The case was submitted on briefs.

John A. Shope for the defendants.

Edward D. Rapacki for the plaintiffs.

 

 


     [1] Dedham Health and Athletic Complex, individually and on behalf of persons similarly situated.

     [2] Formerly known as Dell Computer Corporation.

     [3] Dell Catalog Sales Limited Partnership; Dell Marketing Limited Partnership; Qualxserv, LLC; and BancTec, Inc.

     [4] Such other terms include, but are not limited to, a prohibition on any kind of joinder or consolidation of claims; a confidentiality provision that prevents an individual plaintiff from “informally arranging with other merchants to produce a common expert report”; and a prohibition on shifting costs to Amex even if the plaintiff prevails.  American Express Co. v.

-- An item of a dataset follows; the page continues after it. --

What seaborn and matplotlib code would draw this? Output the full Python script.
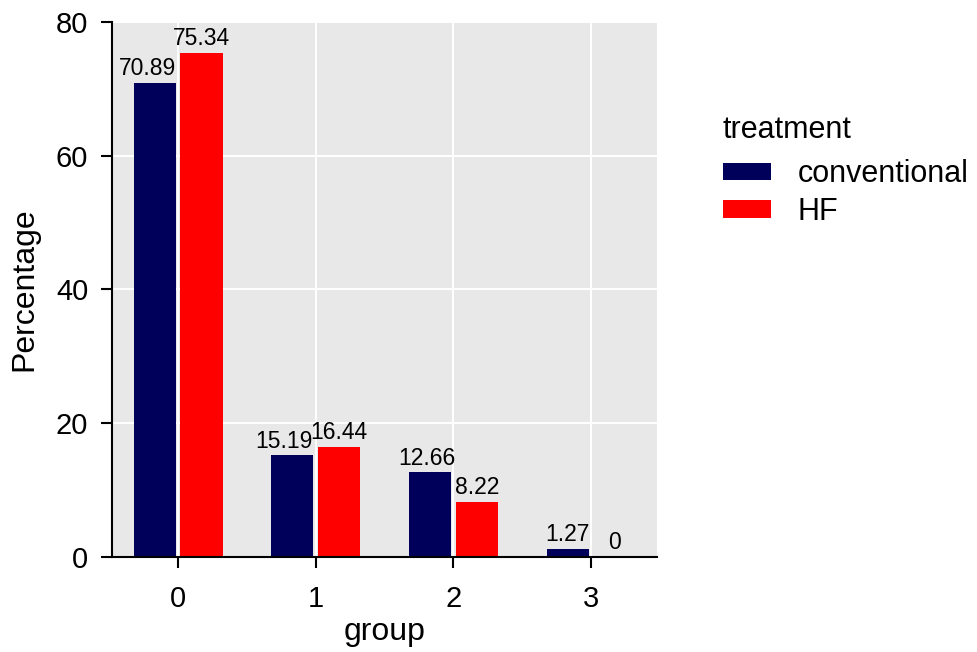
import pandas as pd
import matplotlib
matplotlib.use('Agg')
import matplotlib.pyplot as plt
import seaborn as sns

# Values
groups = ['0', '1', '2', '3']
treatments = ['conventional', 'HF']
conventional = [70.89, 15.19, 12.66, 1.27]
hf = [75.34, 16.44, 8.22, 0]
colors = ['#00005a', '#ff0000']

df = pd.DataFrame({
    'group': groups * 2,
    'treatment': ['conventional'] * 4 + ['HF'] * 4,
    'Percentage': conventional + hf,
})

sns.set_theme(style='darkgrid', rc={
    'axes.facecolor': '#e8e8e8',
    'grid.color': 'white',
    'grid.linewidth': 1.4,
    'text.color': 'black',
    'axes.labelcolor': 'black',
})
plt.rcParams['font.family'] = ['Liberation Sans', 'DejaVu Sans']

fig = plt.figure(figsize=(9.77, 6.52), dpi=100)
ax = fig.add_axes([0.1146, 0.1457, 0.558, 0.8206])

sns.barplot(data=df, x='group', y='Percentage', hue='treatment',
            hue_order=treatments, order=groups, palette=colors,
            saturation=1, width=0.68, gap=0.1, edgecolor='none', ax=ax)

# value labels; the left-hand labels are nudged left a little, as in the original
nudge = [[-5.4, -6.1, -2.2, 0], [0, 0, 0, 0]]
for cont, dx in zip(ax.containers, nudge):
    anns = ax.bar_label(cont, fmt='%g', padding=2, fontsize=16.5, color='black')
    for ann, d in zip(anns, dx):
        ann.xyann = (d, ann.xyann[1])

ax.set_ylim(0, 80)
ax.set_xlim(-0.48, 3.48)
ax.set_yticks([0, 20, 40, 60, 80])
ax.set_xlabel('group', fontsize=23, color='black', labelpad=3)
ax.set_ylabel('Percentage', fontsize=23, color='black', labelpad=12)
ax.tick_params(axis='both', labelsize=21, colors='black', length=8,
               width=1.5, direction='out', bottom=True, left=True)
ax.tick_params(axis='x', pad=12)
ax.tick_params(axis='y', pad=9)
ax.grid(True, color='white', linewidth=1.4)
ax.set_axisbelow(True)

for side in ['top', 'right']:
    ax.spines[side].set_visible(False)
for side in ['left', 'bottom']:
    ax.spines[side].set_visible(True)
    ax.spines[side].set_color('black')
    ax.spines[side].set_linewidth(1.5)

handles, labels = ax.get_legend_handles_labels()
ax.legend_.remove()
leg = fig.legend(handles, labels, loc='upper left',
                 bbox_to_anchor=(0.7242, 0.779), frameon=False, borderpad=0,
                 fontsize=22, handlelength=1.57, handleheight=0.52,
                 handletextpad=0.88, labelspacing=0.25)
fig.text(0.739, 0.788, 'treatment', fontsize=22, color='black', va='baseline')

fig.savefig('out.png', dpi=100)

Italian Colors Restaurant, 133 S. Ct. 2304, 2316 (2013) (Amex) (Kagan, J., dissenting).  Amex also “refused to enter into any stipulations that would obviate or mitigate the need for the [cost-prohibitive] economic analysis [necessary to prove an antitrust violation].”  Id.

     [5] Without explanation, the Court thus expressly limited its statement in Green Tree Fin. Corp. v. Randolph, 531 U.S. 79, 90 (2000), that “[i]t may well be that the existence of large arbitration costs could preclude a litigant . . . from effectively vindicating her federal statutory rights,” to situations where costs unique to the arbitral forum (like filing fees and administrative costs) make the bringing of claims impracticable.  Amex, supra at 2310-2311.  See id. at 2318 (Kagan, J., dissenting) (“The expense at issue in Randolph came from a filing fee combined with a per-diem payment for the arbitrator.  But nothing about those particular costs is distinctive; and indeed, a rule confined to them would be weirdly idiosyncratic”).

     [6] The dissenting opinion in Amex rejects this treatment of Mistubishi Motors Corp. v. Soler Chrysler-Plymouth, Inc., 473 U.S. 614 (1985), as “dead wrong.”  Amex, supra at 2317 n.3 (Kagan, J., dissenting).